Brother scored 35 against Vanceburg in that championship game. But there was more, much more. Bob Emrick and Jerry Henderson, Billy Ray “Squirt” Jennings, Lee Marshall, Bill Gray and John Woods were part of a team that didn’t lack for star power.

Ashland’s other losses that season came to Louisville Flaget 59-58 in the finals of the Louisville Invitational Tournament – the preeminent tournament of the day, and surprising home losses to Inez 77-71 and Hindman 57-54.

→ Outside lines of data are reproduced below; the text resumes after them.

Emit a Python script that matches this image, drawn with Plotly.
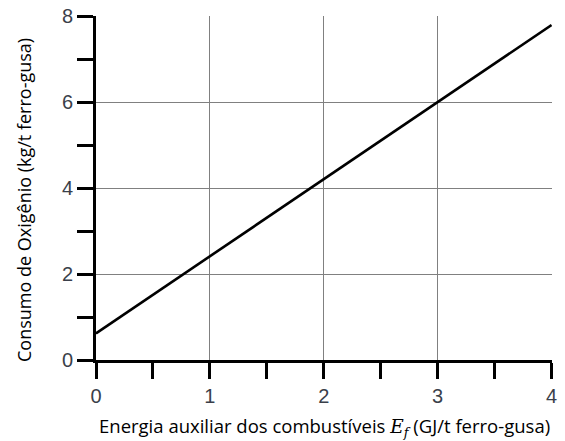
import plotly.graph_objects as go

energia = [0, 1, 2, 3, 4]
oxigenio = [0.62, 2.41, 4.2, 6.0, 7.8]

x_ticks = [0, 1, 2, 3, 4]
y_ticks = [0, 2, 4, 6, 8]

x_title = "Energia auxiliar dos combustíveis <span style='font-family:DejaVu Serif'><i>E</i><sub><i>f</i></sub></span> (GJ/t ferro-gusa)"
y_title = "Consumo de Oxigênio (kg/t ferro-gusa)"

fig = go.Figure()
fig.add_trace(go.Scatter(x=energia, y=oxigenio, mode="lines",
                         line=dict(color="black", width=2.6), showlegend=False))

fig.update_layout(
    width=565, height=441,
    margin=dict(l=96, r=13, t=16, b=81),
    plot_bgcolor="white", paper_bgcolor="white",
)
common = dict(
    automargin=False,
    showline=True, linecolor="black", linewidth=3,
    ticks="outside", ticklen=16, tickwidth=3, tickcolor="black",
    showgrid=True, gridcolor="#808080", gridwidth=1.3,
    zeroline=False,
    tickfont=dict(family="Liberation Sans, Arial", size=20, color="#3a3f4a"),
)
fig.update_xaxes(
    range=[0, 4.004], tickvals=x_ticks, ticktext=[str(v) for v in x_ticks],
    minor=dict(dtick=0.5, tick0=0, ticks="outside", ticklen=16, tickwidth=3,
               tickcolor="black", showgrid=False),
    **common,
)
fig.update_yaxes(
    range=[0, 8.01], tickvals=y_ticks, ticktext=[str(v) for v in y_ticks],
    minor=dict(dtick=1, tick0=0, ticks="outside", ticklen=16, tickwidth=3,
               tickcolor="black", showgrid=False),
    **common,
)
fig.add_annotation(text=x_title, xref="paper", yref="paper", x=0.502, y=-0.192,
                   xanchor="center", yanchor="middle", showarrow=False,
                   font=dict(family="Open Sans", size=18.5, color="black"))
fig.add_annotation(text=y_title, xref="paper", yref="paper", x=-0.158, y=0.465,
                   xanchor="center", yanchor="middle", showarrow=False, textangle=-90,
                   font=dict(family="Open Sans", size=18, color="black"))

fig.write_html("out.html")
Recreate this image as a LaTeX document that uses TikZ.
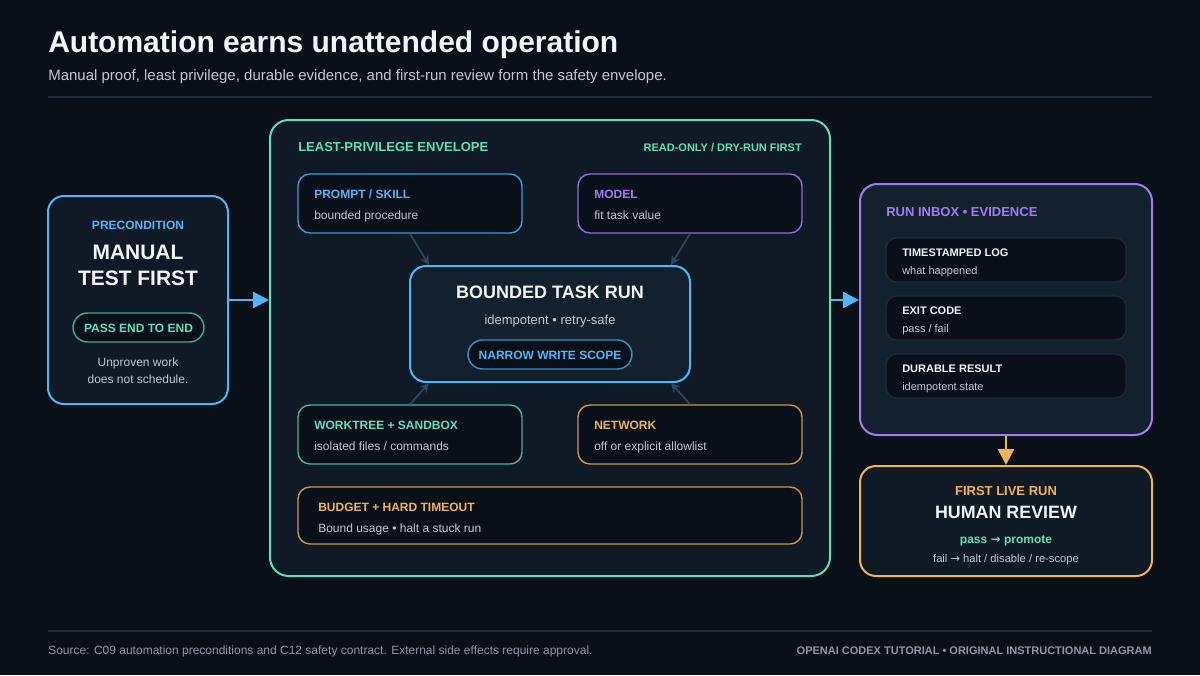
\documentclass[tikz,border=0pt]{standalone}
\usepackage{fontspec}
\setmainfont{Liberation Sans}
\newfontfamily\arrowfont{DejaVu Sans}
\usetikzlibrary{arrows.meta,calc}
\definecolor{bg}{HTML}{0A1018}
\definecolor{panel}{HTML}{0F1A26}
\definecolor{panelhi}{HTML}{13212F}
\definecolor{inner}{HTML}{09101A}
\definecolor{cblue}{HTML}{4DB8F5}
\definecolor{cblued}{HTML}{3A9FD6}
\definecolor{cteal}{HTML}{5EE0B8}
\definecolor{ctealdk}{HTML}{3FA88B}
\definecolor{cpurple}{HTML}{A07EF0}
\definecolor{cpurpled}{HTML}{8A6FD6}
\definecolor{corange}{HTML}{F0B450}
\definecolor{coranged}{HTML}{C9954A}
\definecolor{cwhite}{HTML}{F2F5F8}
\definecolor{cgray}{HTML}{C0C9D2}
\definecolor{cconn}{HTML}{2F465C}
\definecolor{cfoot}{HTML}{8B98A6}
\definecolor{crule}{HTML}{1E2B38}
\definecolor{cnarrow}{HTML}{3A8FC4}
\newcommand{\fs}[1]{\fontsize{#1}{#1}\selectfont}
\tikzset{
  boxshape/.style={rounded corners=#1, inner sep=0pt},
  bigbox/.style={boxshape=12pt, line width=1.5pt},
  cardbox/.style={boxshape=9pt, line width=1.1pt, fill=inner},
  evbox/.style={boxshape=8pt, line width=0.9pt, draw=crule, fill=inner},
  pillbox/.style={boxshape=11pt, line width=1.1pt, fill=inner},
  lbl/.style={inner sep=0pt, anchor=base west},
  clbl/.style={inner sep=0pt, anchor=base},
  rlbl/.style={inner sep=0pt, anchor=base east},
  conn/.style={draw=cconn, line width=1.3pt, -{Stealth[length=7pt,width=7pt]}},
  flow/.style={line width=1.9pt, -{Triangle[length=12pt,width=12pt]}},
}
\begin{document}
\begin{tikzpicture}[x=0.75pt,y=-0.75pt]
\fill[bg] (0,0) rectangle (1200,675);
\useasboundingbox (0,0) rectangle (1200,675);

% header
\node[lbl, text=cwhite, font=\fs{22.5pt}\bfseries] (title) at (48,52) {Automation earns unattended operation};
\node[lbl, text=cgray, font=\fs{11.25pt}] (subtitle) at (48,80) {Manual proof, least privilege, durable evidence, and first-run review form the safety envelope.};
\draw[crule, line width=1.1pt] (48,97) -- (1152,97);

% precondition box
\node[bigbox, draw=cblue, fill=panel, minimum width={180*0.75pt}, minimum height={208*0.75pt}] (pre) at (138,300) {};
\node[clbl, text=cblue, font=\fs{9pt}\bfseries] (preT) at (138,229) {PRECONDITION};
\node[clbl, text=cwhite, font=\fs{15.7pt}\bfseries] (preA) at (138,259) {MANUAL};
\node[clbl, text=cwhite, font=\fs{15.7pt}\bfseries] (preB) at (138,285) {TEST FIRST};
\node[pillbox, draw=ctealdk, minimum width={131*0.75pt}, minimum height={29*0.75pt}] (pass) at (138.5,327.5) {};
\node[clbl, text=cteal, font=\fs{9pt}\bfseries] (passT) at (138.5,332) {PASS END TO END};
\node[clbl, text=cgray, font=\fs{9pt}] (preC) at (138,366) {Unproven work};
\node[clbl, text=cgray, font=\fs{9pt}] (preD) at (138,383) {does not schedule.};

% envelope
\node[boxshape=14pt, line width=1.5pt, draw=cteal, fill=panel, minimum width={560*0.75pt}, minimum height={456*0.75pt}] (env) at (550,348) {};
\node[lbl, text=cteal, font=\fs{9.75pt}\bfseries] (envT) at (298,151) {LEAST-PRIVILEGE ENVELOPE};
\node[rlbl, text=cteal, font=\fs{8.25pt}\bfseries] (envR) at (802,151) {READ-ONLY / DRY-RUN FIRST};

% prompt / model
\node[cardbox, draw=cblued, minimum width={224*0.75pt}, minimum height={59*0.75pt}] (prompt) at (410,203.5) {};
\node[lbl, text=cblue, font=\fs{9pt}\bfseries] (promptT) at (314,198) {PROMPT / SKILL};
\node[lbl, text=cgray, font=\fs{9pt}] (promptS) at (314,219) {bounded procedure};
\node[cardbox, draw=cpurpled, minimum width={224*0.75pt}, minimum height={59*0.75pt}] (model) at (690,203.5) {};
\node[lbl, text=cpurple, font=\fs{9pt}\bfseries] (modelT) at (594,198) {MODEL};
\node[lbl, text=cgray, font=\fs{9pt}] (modelS) at (594,219) {fit task value};

% bounded task run
\node[boxshape=12pt, line width=1.5pt, draw=cblue, fill=panelhi, minimum width={280*0.75pt}, minimum height={116*0.75pt}] (run) at (550,324) {};
\node[clbl, text=cwhite, font=\fs{13.5pt}\bfseries] (runT) at (550,298) {BOUNDED TASK RUN};
\node[clbl, text=cgray, font=\fs{9.75pt}] (runS) at (550,324) {idempotent • retry-safe};
\node[pillbox, draw=cnarrow, minimum width={164*0.75pt}, minimum height={29*0.75pt}] (narrow) at (550,354.5) {};
\node[clbl, text=cblue, font=\fs{9pt}\bfseries] (narrowT) at (550,359) {NARROW WRITE SCOPE};

% worktree / network
\node[cardbox, draw=ctealdk!80!cteal, minimum width={224*0.75pt}, minimum height={59*0.75pt}] (work) at (410,434.5) {};
\node[lbl, text=cteal, font=\fs{9pt}\bfseries] (workT) at (314,429) {WORKTREE + SANDBOX};
\node[lbl, text=cgray, font=\fs{9pt}] (workS) at (314,450) {isolated files / commands};
\node[cardbox, draw=coranged, minimum width={224*0.75pt}, minimum height={59*0.75pt}] (net) at (690,434.5) {};
\node[lbl, text=corange, font=\fs{9pt}\bfseries] (netT) at (594,429) {NETWORK};
\node[lbl, text=cgray, font=\fs{9pt}] (netS) at (594,450) {off or explicit allowlist};

% budget
\node[cardbox, draw=coranged, minimum width={504*0.75pt}, minimum height={57*0.75pt}] (budget) at (550,515.5) {};
\node[lbl, text=corange, font=\fs{9pt}\bfseries] (budgetT) at (318,511) {BUDGET + HARD TIMEOUT};
\node[lbl, text=cgray, font=\fs{9pt}] (budgetS) at (318,532) {Bound usage • halt a stuck run};

% inner connectors
\draw[conn] (prompt.south) -- ($(run.north west)+(20,0)$);
\draw[conn] (model.south) -- ($(run.north east)+(-20,0)$);
\draw[conn] (work.north) -- ($(run.south west)+(20,0)$);
\draw[conn] (net.north) -- ($(run.south east)+(-20,0)$);

% run inbox
\node[boxshape=13pt, line width=1.5pt, draw=cpurple, fill=panelhi, minimum width={292*0.75pt}, minimum height={251*0.75pt}] (inbox) at (1006,309.5) {};
\node[lbl, text=cpurple, font=\fs{9.75pt}\bfseries] (inboxT) at (886,216) {RUN INBOX • EVIDENCE};
\node[evbox, minimum width={240*0.75pt}, minimum height={44*0.75pt}] (log) at (1006,260) {};
\node[lbl, text=cwhite, font=\fs{8.25pt}\bfseries] (logT) at (902,256) {TIMESTAMPED LOG};
\node[lbl, text=cgray, font=\fs{8.25pt}] (logS) at (902,274) {what happened};
\node[evbox, minimum width={240*0.75pt}, minimum height={44*0.75pt}] (exit) at (1006,318) {};
\node[lbl, text=cwhite, font=\fs{8.25pt}\bfseries] (exitT) at (902,314) {EXIT CODE};
\node[lbl, text=cgray, font=\fs{8.25pt}] (exitS) at (902,332) {pass / fail};
\node[evbox, minimum width={240*0.75pt}, minimum height={44*0.75pt}] (dur) at (1006,376) {};
\node[lbl, text=cwhite, font=\fs{8.25pt}\bfseries] (durT) at (902,372) {DURABLE RESULT};
\node[lbl, text=cgray, font=\fs{8.25pt}] (durS) at (902,390) {idempotent state};

% human review
\node[bigbox, draw=corange, fill=panel, minimum width={292*0.75pt}, minimum height={110*0.75pt}] (review) at (1006,521) {};
\node[clbl, text=corange, font=\fs{9.75pt}\bfseries] (revT) at (1006,495) {FIRST LIVE RUN};
\node[clbl, text=cwhite, font=\fs{13.4pt}\bfseries] (revH) at (1006,518) {HUMAN REVIEW};
\node[clbl, text=cteal, font=\fs{9pt}\bfseries] (revP) at (1006,543) {pass {\arrowfont\fs{9pt}→} promote};
\node[clbl, text=cgray, font=\fs{8.4pt}] (revF) at (1006,562) {fail {\arrowfont\fs{8.4pt}→} halt / disable / re-scope};

% flow arrows
\draw[flow, draw=cblue, fill=cblue] (pre.east) -- (env.west |- pre.east);
\draw[flow, draw=cblue, fill=cblue] (env.east |- pre.east) -- (inbox.west |- pre.east);
\draw[flow, draw=corange, fill=corange] (inbox.south) -- (review.north);

% footer
\draw[crule, line width=1.1pt] (48,631) -- (1152,631);
\node[lbl, text=cfoot, font=\fs{9pt}] (src) at (48,654) {Source: C09 automation preconditions and C12 safety contract. External side effects require approval.};
\node[rlbl, text=cfoot, font=\fs{8.25pt}\bfseries] (brand) at (1152,654) {OPENAI CODEX TUTORIAL • ORIGINAL INSTRUCTIONAL DIAGRAM};
\end{tikzpicture}
\end{document}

Back in the 1950s, the Tomcats, Clark County and Olive Hill were the usual suspects when it came to being 16th Region powerhouses and top contenders. The Tomcats had to dispatch 10th-ranked Clark County 51-45 in overtime during the opening round of the regional tournament on the Cardinals home floor in Winchester. Then they clobbered Olive Hill 74-47 in the semifinals before dismantling Vanceburg in the championship.

It was no mercy and no running clock as Ashland flexed its considerable muscle, defeating Vanceburg and then cutting down the nets on rival Clark County’s court, which had to be satisfying. The Cardinals were ranked No. 1 the previous season and edged the Tomcats 59-58 in the regional championship game played at the Ashland Armory. So revenge was in mind during that semifinal matchup.

The Vanceburg-Ashland game had another twist. The coach for Vanceburg that season was Bob Wright, who eight years later would guide the Tomcats to the ’61 state championship and a 36-1 season.

Brother Adkins played for Kentucky and Emrick and Henderson went to Florida.

Vanceburg was part of the 16th Region between 1943 and 1959 before being moved to the 10th Region. Vanceburg became Lewis County in 1962 and moved back to the 16th Region in 1972.

So the Lewis County-Ashland matchup for the regional championship has a little more history and a few links to it than some may have realized.